▸ **Your instructions**: Copy out the listing in full, exactly as written, but not its pictures.

(Records with drawing code)
•••••

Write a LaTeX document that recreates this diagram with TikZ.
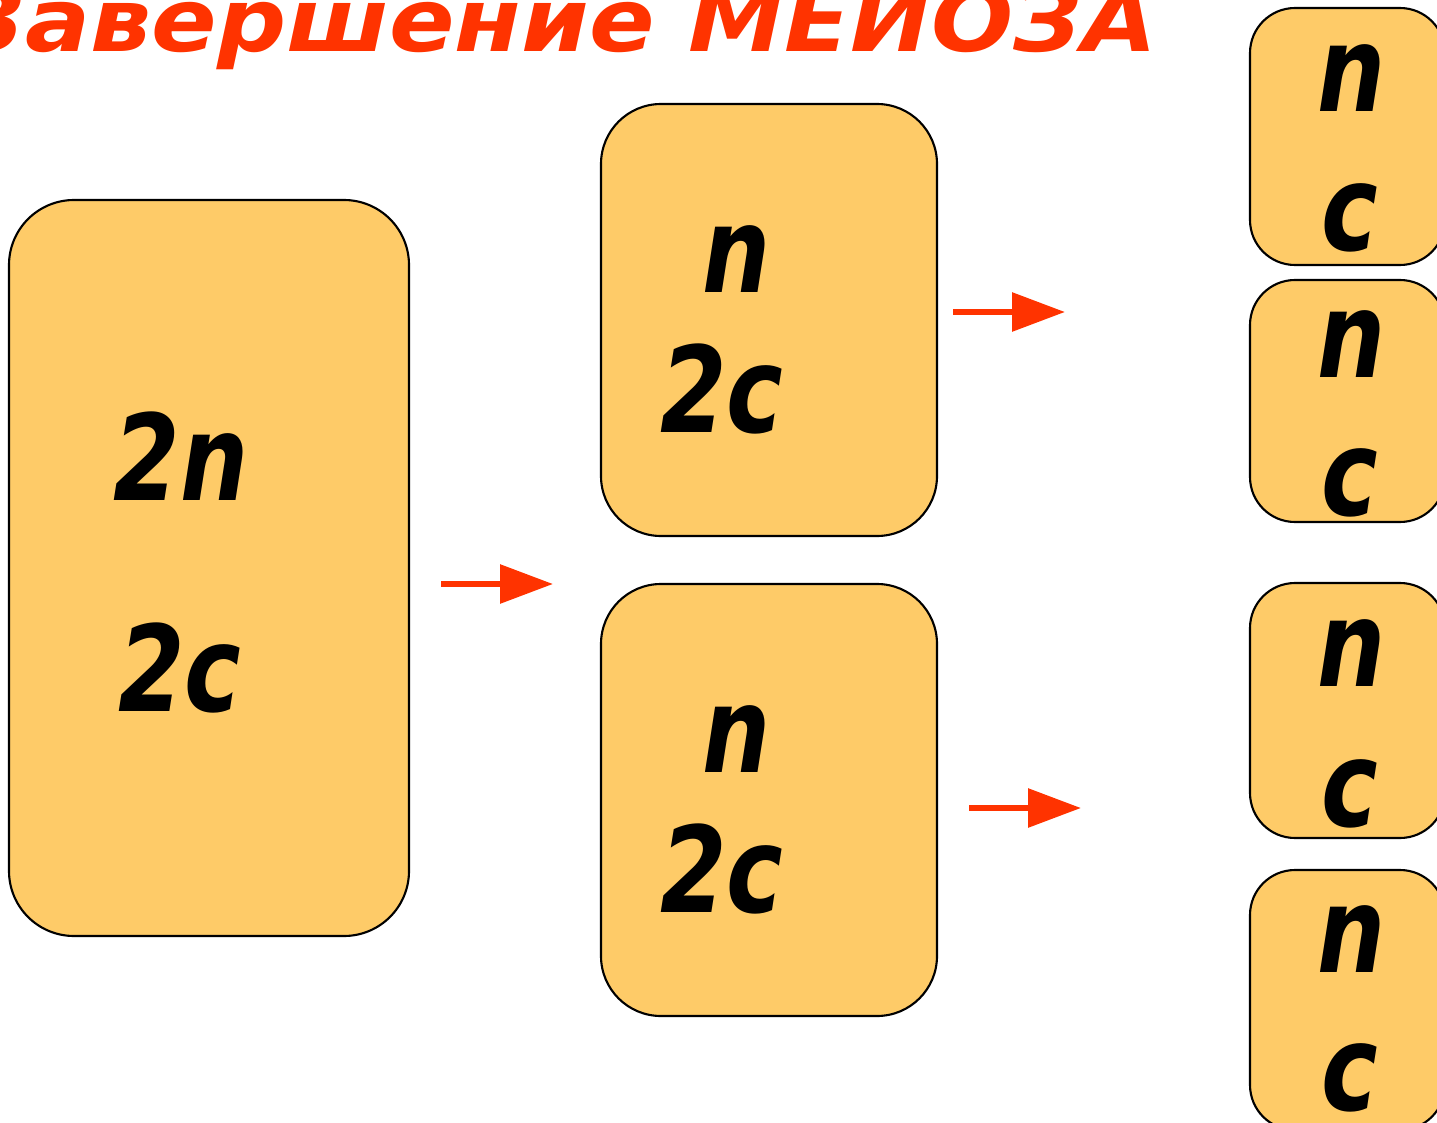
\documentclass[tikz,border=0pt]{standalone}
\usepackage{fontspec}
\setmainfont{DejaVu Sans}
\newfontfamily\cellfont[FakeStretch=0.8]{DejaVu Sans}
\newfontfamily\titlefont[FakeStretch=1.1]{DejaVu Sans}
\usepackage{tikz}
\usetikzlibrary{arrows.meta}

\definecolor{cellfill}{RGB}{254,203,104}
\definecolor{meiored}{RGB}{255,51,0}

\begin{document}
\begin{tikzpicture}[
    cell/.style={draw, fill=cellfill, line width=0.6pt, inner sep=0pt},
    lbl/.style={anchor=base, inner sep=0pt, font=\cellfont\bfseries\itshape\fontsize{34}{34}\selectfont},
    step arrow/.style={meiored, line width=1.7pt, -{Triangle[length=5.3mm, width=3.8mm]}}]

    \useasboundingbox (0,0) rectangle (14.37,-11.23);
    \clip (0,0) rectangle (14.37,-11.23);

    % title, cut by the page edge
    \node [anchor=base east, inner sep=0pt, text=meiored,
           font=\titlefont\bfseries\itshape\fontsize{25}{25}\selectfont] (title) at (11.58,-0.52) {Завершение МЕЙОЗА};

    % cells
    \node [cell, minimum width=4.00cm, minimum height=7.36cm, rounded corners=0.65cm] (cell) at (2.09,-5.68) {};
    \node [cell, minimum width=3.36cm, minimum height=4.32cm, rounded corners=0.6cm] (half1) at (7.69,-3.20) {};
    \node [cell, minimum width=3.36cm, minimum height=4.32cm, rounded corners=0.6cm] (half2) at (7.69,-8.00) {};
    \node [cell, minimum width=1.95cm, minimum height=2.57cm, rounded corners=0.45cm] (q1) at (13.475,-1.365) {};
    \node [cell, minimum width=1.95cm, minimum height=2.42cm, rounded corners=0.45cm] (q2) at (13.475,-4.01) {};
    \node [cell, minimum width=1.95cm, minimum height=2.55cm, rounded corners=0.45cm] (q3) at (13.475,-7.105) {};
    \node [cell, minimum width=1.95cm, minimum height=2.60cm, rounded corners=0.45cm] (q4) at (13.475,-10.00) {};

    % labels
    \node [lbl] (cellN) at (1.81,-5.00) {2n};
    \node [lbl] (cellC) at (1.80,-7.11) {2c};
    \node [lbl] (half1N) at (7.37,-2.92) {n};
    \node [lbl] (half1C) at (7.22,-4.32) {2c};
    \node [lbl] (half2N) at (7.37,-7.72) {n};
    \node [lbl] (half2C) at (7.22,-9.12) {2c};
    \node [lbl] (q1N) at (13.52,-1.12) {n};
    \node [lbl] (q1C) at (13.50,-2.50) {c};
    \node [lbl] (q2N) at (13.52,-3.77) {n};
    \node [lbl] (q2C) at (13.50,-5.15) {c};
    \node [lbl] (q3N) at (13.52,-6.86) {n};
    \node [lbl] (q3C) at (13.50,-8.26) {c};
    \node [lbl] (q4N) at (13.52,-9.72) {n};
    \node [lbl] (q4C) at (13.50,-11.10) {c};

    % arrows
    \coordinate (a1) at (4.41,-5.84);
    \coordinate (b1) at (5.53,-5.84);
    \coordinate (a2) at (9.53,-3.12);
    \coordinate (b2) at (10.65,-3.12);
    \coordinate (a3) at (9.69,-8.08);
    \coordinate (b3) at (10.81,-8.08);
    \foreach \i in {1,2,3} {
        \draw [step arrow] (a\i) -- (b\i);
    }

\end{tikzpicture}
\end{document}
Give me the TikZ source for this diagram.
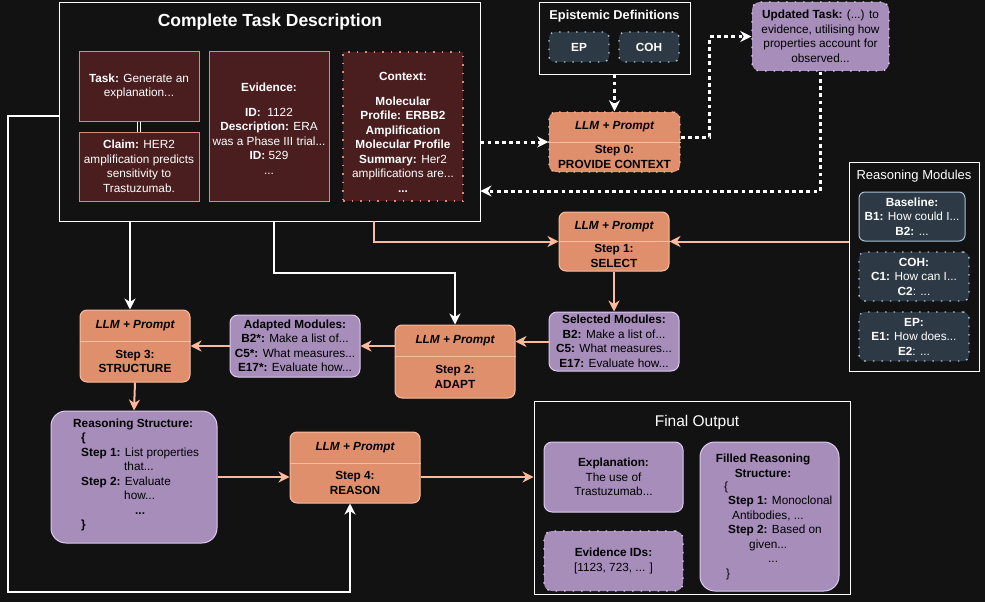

•••••

▸ **Answer to the task**:
Write a LaTeX document that recreates this diagram with TikZ.
\documentclass[tikz,border=0pt]{standalone}
\usepackage{fontspec}
\setmainfont{DejaVu Sans}
\newfontfamily\cellfont[FakeStretch=0.8]{DejaVu Sans}
\newfontfamily\titlefont[FakeStretch=1.1]{DejaVu Sans}
\usepackage{tikz}
\usetikzlibrary{arrows.meta}

\definecolor{cellfill}{RGB}{254,203,104}
\definecolor{meiored}{RGB}{255,51,0}

\begin{document}
\begin{tikzpicture}[
    cell/.style={draw, fill=cellfill, line width=0.6pt, inner sep=0pt},
    lbl/.style={anchor=base, inner sep=0pt, font=\cellfont\bfseries\itshape\fontsize{34}{34}\selectfont},
    step arrow/.style={meiored, line width=1.7pt, -{Triangle[length=5.3mm, width=3.8mm]}}]

    \useasboundingbox (0,0) rectangle (14.37,-11.23);
    \clip (0,0) rectangle (14.37,-11.23);

    % title, cut by the page edge
    \node [anchor=base east, inner sep=0pt, text=meiored,
           font=\titlefont\bfseries\itshape\fontsize{25}{25}\selectfont] (title) at (11.58,-0.52) {Завершение МЕЙОЗА};

    % cells
    \node [cell, minimum width=4.00cm, minimum height=7.36cm, rounded corners=0.65cm] (cell) at (2.09,-5.68) {};
    \node [cell, minimum width=3.36cm, minimum height=4.32cm, rounded corners=0.6cm] (half1) at (7.69,-3.20) {};
    \node [cell, minimum width=3.36cm, minimum height=4.32cm, rounded corners=0.6cm] (half2) at (7.69,-8.00) {};
    \node [cell, minimum width=1.95cm, minimum height=2.57cm, rounded corners=0.45cm] (q1) at (13.475,-1.365) {};
    \node [cell, minimum width=1.95cm, minimum height=2.42cm, rounded corners=0.45cm] (q2) at (13.475,-4.01) {};
    \node [cell, minimum width=1.95cm, minimum height=2.55cm, rounded corners=0.45cm] (q3) at (13.475,-7.105) {};
    \node [cell, minimum width=1.95cm, minimum height=2.60cm, rounded corners=0.45cm] (q4) at (13.475,-10.00) {};

    % labels
    \node [lbl] (cellN) at (1.81,-5.00) {2n};
    \node [lbl] (cellC) at (1.80,-7.11) {2c};
    \node [lbl] (half1N) at (7.37,-2.92) {n};
    \node [lbl] (half1C) at (7.22,-4.32) {2c};
    \node [lbl] (half2N) at (7.37,-7.72) {n};
    \node [lbl] (half2C) at (7.22,-9.12) {2c};
    \node [lbl] (q1N) at (13.52,-1.12) {n};
    \node [lbl] (q1C) at (13.50,-2.50) {c};
    \node [lbl] (q2N) at (13.52,-3.77) {n};
    \node [lbl] (q2C) at (13.50,-5.15) {c};
    \node [lbl] (q3N) at (13.52,-6.86) {n};
    \node [lbl] (q3C) at (13.50,-8.26) {c};
    \node [lbl] (q4N) at (13.52,-9.72) {n};
    \node [lbl] (q4C) at (13.50,-11.10) {c};

    % arrows
    \coordinate (a1) at (4.41,-5.84);
    \coordinate (b1) at (5.53,-5.84);
    \coordinate (a2) at (9.53,-3.12);
    \coordinate (b2) at (10.65,-3.12);
    \coordinate (a3) at (9.69,-8.08);
    \coordinate (b3) at (10.81,-8.08);
    \foreach \i in {1,2,3} {
        \draw [step arrow] (a\i) -- (b\i);
    }

\end{tikzpicture}
\end{document}
Give me the TikZ source for this diagram.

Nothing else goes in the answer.